The great rainy day fund raid

The great rainy day fund raid
HB 2993 would take almost $1 billion from the state budget stabilization account to pay for a gradual $.40 rate reduction in state property taxes. The issue of increasing property taxes has become most relevant in the Seattle area, where lower-income residents have seen their home values skyrocket. Created by Photoroyalty - Freepik.com

State property tax relief for Western Washington homeowners has become a major topic in this year’s legislative session after lawmakers passed EHB 2242 to pay for increased education spending.

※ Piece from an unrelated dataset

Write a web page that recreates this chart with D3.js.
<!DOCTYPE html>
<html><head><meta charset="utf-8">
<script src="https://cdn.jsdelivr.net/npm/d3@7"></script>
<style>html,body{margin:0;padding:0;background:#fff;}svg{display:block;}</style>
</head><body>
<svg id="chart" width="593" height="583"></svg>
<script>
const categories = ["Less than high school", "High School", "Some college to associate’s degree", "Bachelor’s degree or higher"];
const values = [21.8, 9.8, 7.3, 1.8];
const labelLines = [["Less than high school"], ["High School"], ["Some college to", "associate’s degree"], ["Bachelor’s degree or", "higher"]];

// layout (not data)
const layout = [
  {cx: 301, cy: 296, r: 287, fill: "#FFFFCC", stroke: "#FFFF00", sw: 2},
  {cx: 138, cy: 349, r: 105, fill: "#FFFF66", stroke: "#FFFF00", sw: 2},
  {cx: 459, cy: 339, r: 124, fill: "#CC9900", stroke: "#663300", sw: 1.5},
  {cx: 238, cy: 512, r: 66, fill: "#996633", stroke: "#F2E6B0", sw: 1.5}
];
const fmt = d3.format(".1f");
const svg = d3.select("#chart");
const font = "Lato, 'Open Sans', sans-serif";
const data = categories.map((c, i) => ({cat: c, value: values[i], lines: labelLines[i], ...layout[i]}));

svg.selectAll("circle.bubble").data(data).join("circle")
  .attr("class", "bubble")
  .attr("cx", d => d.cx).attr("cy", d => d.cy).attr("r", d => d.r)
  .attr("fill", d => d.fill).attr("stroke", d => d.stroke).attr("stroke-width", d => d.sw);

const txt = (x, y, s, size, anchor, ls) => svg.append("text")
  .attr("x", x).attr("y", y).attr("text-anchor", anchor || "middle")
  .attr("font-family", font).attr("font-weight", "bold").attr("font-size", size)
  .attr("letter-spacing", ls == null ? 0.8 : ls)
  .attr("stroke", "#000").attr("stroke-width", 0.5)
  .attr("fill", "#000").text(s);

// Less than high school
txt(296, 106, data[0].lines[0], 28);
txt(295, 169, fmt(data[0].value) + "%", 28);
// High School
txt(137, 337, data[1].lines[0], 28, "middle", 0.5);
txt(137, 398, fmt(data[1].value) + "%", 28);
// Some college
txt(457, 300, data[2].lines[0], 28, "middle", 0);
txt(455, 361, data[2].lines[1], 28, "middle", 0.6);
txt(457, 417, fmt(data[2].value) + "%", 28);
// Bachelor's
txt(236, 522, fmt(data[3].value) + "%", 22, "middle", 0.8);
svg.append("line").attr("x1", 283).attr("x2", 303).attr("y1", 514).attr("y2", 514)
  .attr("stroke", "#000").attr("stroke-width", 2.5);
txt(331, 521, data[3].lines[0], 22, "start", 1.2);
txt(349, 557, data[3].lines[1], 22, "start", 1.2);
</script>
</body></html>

According to the Seattle Times, the average single-family home in King County will pay $5,660 this year in property taxes – an increase of more than $400 from last year.

The problem is, an expensive house doesn’t mean the owner makes a fortune. Thanks to an exploding real estate market in Seattle metro, many low-income or fixed-income residents have found themselves in high-priced homes, but now struggle to pay the new state taxes.

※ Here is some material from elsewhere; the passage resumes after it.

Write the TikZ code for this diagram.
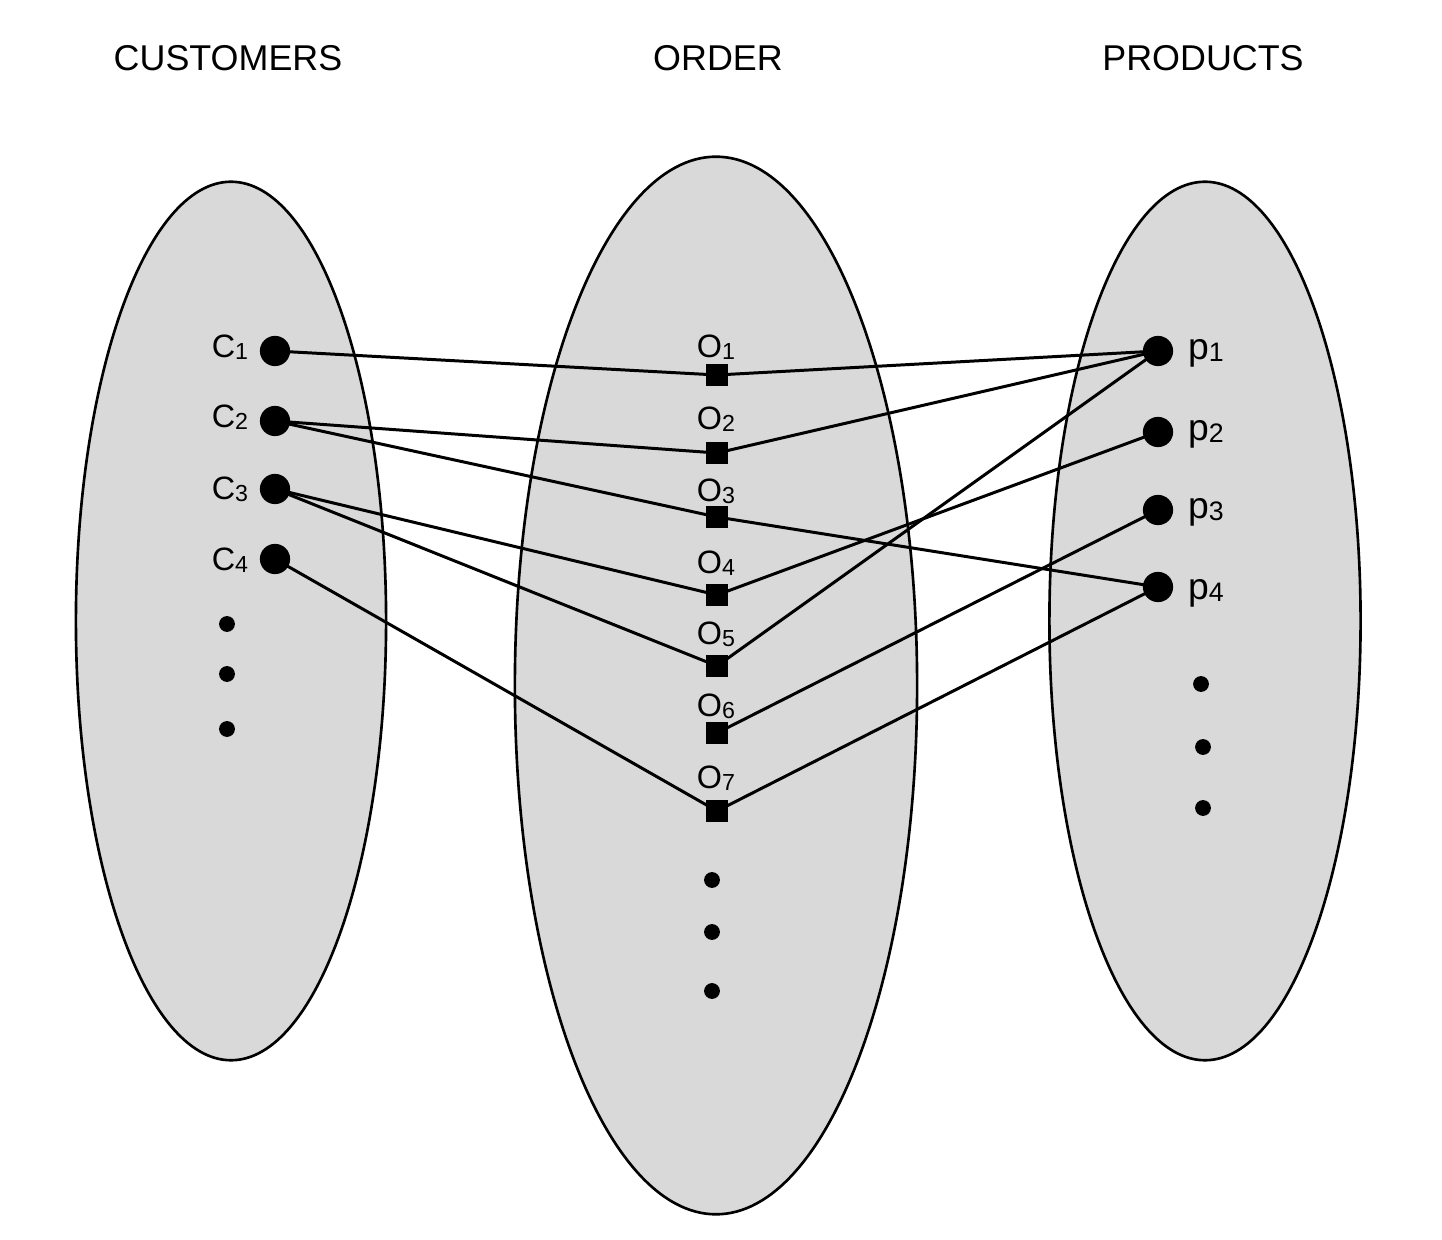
\documentclass[tikz,border=0pt]{standalone}
\usepackage{fontspec}
\setmainfont{Liberation Sans}
\newcommand{\subidx}[1]{{\fontsize{6.6pt}{6.6pt}\selectfont\raisebox{-0.6pt}{#1}}}
\newcommand{\psubidx}[1]{{\fontsize{7.6pt}{7.6pt}\selectfont\raisebox{-0.6pt}{#1}}}
\pgfdeclarelayer{sets}
\pgfdeclarelayer{links}
\pgfsetlayers{sets,links,main}
\begin{document}
\begin{tikzpicture}[x=0.01cm,y=-0.01cm,
  setshape/.style={draw=black,line width=0.75pt,fill={rgb,255:red,217;green,217;blue,217}},
  title/.style={font=\fontsize{10.2pt}{12pt}\selectfont},
  lbl/.style={font=\fontsize{9.2pt}{11pt}\selectfont,inner sep=0pt},
  plbl/.style={font=\fontsize{10.6pt}{12pt}\selectfont,inner sep=0pt},
  bigdot/.style={circle,fill=black,inner sep=0pt,minimum size=8.6pt},
  smalldot/.style={circle,fill=black,inner sep=0pt,minimum size=4.5pt},
  sq/.style={rectangle,fill=black,inner sep=0pt,minimum size=6.1pt},
  link/.style={line width=0.85pt}]
\useasboundingbox (0,0) rectangle (1442,1240);

% headings
\node[title] (tc) at (228,58) {CUSTOMERS};
\node[title] (to) at (718,58) {ORDER};
\node[title] (tp) at (1203,58) {PRODUCTS};

% the three sets
\begin{pgfonlayer}{sets}
\draw[setshape] (231,621) ellipse [x radius=1.55cm, y radius=4.39cm];
\draw[setshape] (716,685.5) ellipse [x radius=2.01cm, y radius=5.285cm];
\draw[setshape] (1205,621) ellipse [x radius=1.555cm, y radius=4.39cm];
\end{pgfonlayer}

% customers
\node[bigdot] (c1) at (275,351) {};
\node[bigdot] (c2) at (275,421) {};
\node[bigdot] (c3) at (275,489) {};
\node[bigdot] (c4) at (275,559) {};
\node[lbl] (lc1) at (230,347) {C\subidx{1}};
\node[lbl] (lc2) at (230,417) {C\subidx{2}};
\node[lbl] (lc3) at (230,489) {C\subidx{3}};
\node[lbl] (lc4) at (230,560) {C\subidx{4}};
\node[smalldot] (cd1) at (227,624) {};
\node[smalldot] (cd2) at (227,674) {};
\node[smalldot] (cd3) at (227,729) {};

% orders
\node[sq] (o1) at (717,375) {};
\node[sq] (o2) at (717,453) {};
\node[sq] (o3) at (717,517) {};
\node[sq] (o4) at (717,595) {};
\node[sq] (o5) at (717,666) {};
\node[sq] (o6) at (717,733) {};
\node[sq] (o7) at (717,811) {};
\node[lbl] (lo1) at (716,347) {O\subidx{1}};
\node[lbl] (lo2) at (716,419) {O\subidx{2}};
\node[lbl] (lo3) at (716,491) {O\subidx{3}};
\node[lbl] (lo4) at (716,563) {O\subidx{4}};
\node[lbl] (lo5) at (716,634) {O\subidx{5}};
\node[lbl] (lo6) at (716,706) {O\subidx{6}};
\node[lbl] (lo7) at (716,778) {O\subidx{7}};
\node[smalldot] (od1) at (712,880) {};
\node[smalldot] (od2) at (712,932) {};
\node[smalldot] (od3) at (712,991) {};

% products
\node[bigdot] (p1) at (1158,351) {};
\node[bigdot] (p2) at (1158,432) {};
\node[bigdot] (p3) at (1158,510) {};
\node[bigdot] (p4) at (1158,587) {};
\node[plbl] (lp1) at (1206,353) {p\psubidx{1}};
\node[plbl] (lp2) at (1206,434) {p\psubidx{2}};
\node[plbl] (lp3) at (1206,512) {p\psubidx{3}};
\node[plbl] (lp4) at (1206,593) {p\psubidx{4}};
\node[smalldot] (pd1) at (1201,684) {};
\node[smalldot] (pd2) at (1203,747) {};
\node[smalldot] (pd3) at (1203,808) {};

% customer -- order -- product links, kept under the markers
\begin{pgfonlayer}{links}
\draw[link] (c1.center) -- (o1.center) -- (p1.center);
\draw[link] (c2.center) -- (o2.center) -- (p1.center);
\draw[link] (c2.center) -- (o3.center) -- (p4.center);
\draw[link] (c3.center) -- (o4.center) -- (p2.center);
\draw[link] (c3.center) -- (o5.center) -- (p1.center);
\draw[link] (o6.center) -- (p3.center);
\draw[link] (c4.center) -- (o7.center) -- (p4.center);
\end{pgfonlayer}
\end{tikzpicture}
\end{document}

It’s a nuance that was highlighted by lawmakers during a Feb. 22 brief public hearing of the House Finance Committee concerning a proposal to take almost $1 billion from the state’s budget stabilization account, a.k.a. the rainy day fund, to allow for a gradual property tax rate reduction of $.40 over the next two years.

If passed, HB 2993 would withdraw a total of $996 million from the rainy day fund to lower the property tax rate from $2.70 per $1,000 of assessed value (AV) to $2.365 in 2019 and to $2.30 in 2020. The transfers would be done in two separate phases and amounts ($232 million and $764 million, respectively), each occurring six months before the reduction in the property tax rate. During the Feb. 22 hearing, only one person testified. The bill is sponsored by House Majority Leader Pat Sullivan (D-47), with three Democrats cosponsoring.

The Senate- and House-proposed supplemental budgets both call for reduced state property taxes, though they rely on different methods of achieving the goal. Aided by $1.3 billion in unexpected state revenue, the Senate budget uses $400 million from the rainy day fund to pay for a $.30 tax rate reduction. The House proposal assumes that the passage of a capital gains income tax will bring in $1 billion in new revenue to pay for the tax cuts.

All but two states have rainy day funds, which are intended for use only when revenue is unexpectedly low. As of Feb. 22, Washington’s budget stabilization account had a book balance of roughly $1.7 billion according to the State Treasurer’s Office. The fund is replenished in part by “extraordinary revenue growth” thanks to a 2011 voter-approved constitutional amendment.

That is a recommendation made by the Pew Trust in a 2017 Fact Sheet. “Deposit rules tied to volatility allow states to save more in high-growth years when funds are available, and to set aside less in leaner years. Withdrawal conditions that are tied to economic or revenue fluctuations give policymakers a clear signal on whether the time is right to use reserves.  And regular analyses of revenue volatility can be used to determine the maximum size of a rainy day fund. Since the Great Recession, when states found that their rainy day funds and other reserves were insufficient given the scale of the downturn, many have moved to embrace these best practices.”

However, some panel members expressed reservations about withdrawing such a large amount from the account. During the public hearing, Rep. Ed Orcutt (R-20) inquired whether the first phase could be offset by existing money in the state’s general fund account.

It’s also not entirely clear how much the transfer would leave in the rainy day fund when all is said and done. That’s according to Clay Hill, director of governmental affairs on tax and fiscal policy for the Association of Washington Business. The only person testifying at the hearing, he noted the “lack of available information to really assess this policy.”

Also seemingly reluctant about the bill was Ranking Minority Member Rep. Terry Nealey (R-16). “I’m curious as to who this large transfer to reduce tax property taxes is going to affect. We’re concerned about for example elderly people owning their own property on a fixed income. (This) sounds to me like this would affect wealthier people more than maybe low-income people. They would get more of a tax break than the poor people would,” Nealey said.

Committee staff explained that the larger tax reduction in terms of the dollar amount is tied to the higher-valued homes. Vice Chair Rep. Noel Frame (D-36) added that in her district “there are people who own $1 million homes but are low income.”

Last year the legislature dipped into the rainy-day fund to pay for public pension liabilities. Unless declared an emergency by the governor, a withdrawal of money requires a supermajority vote in both chambers.

No further action is yet scheduled for HB 2993.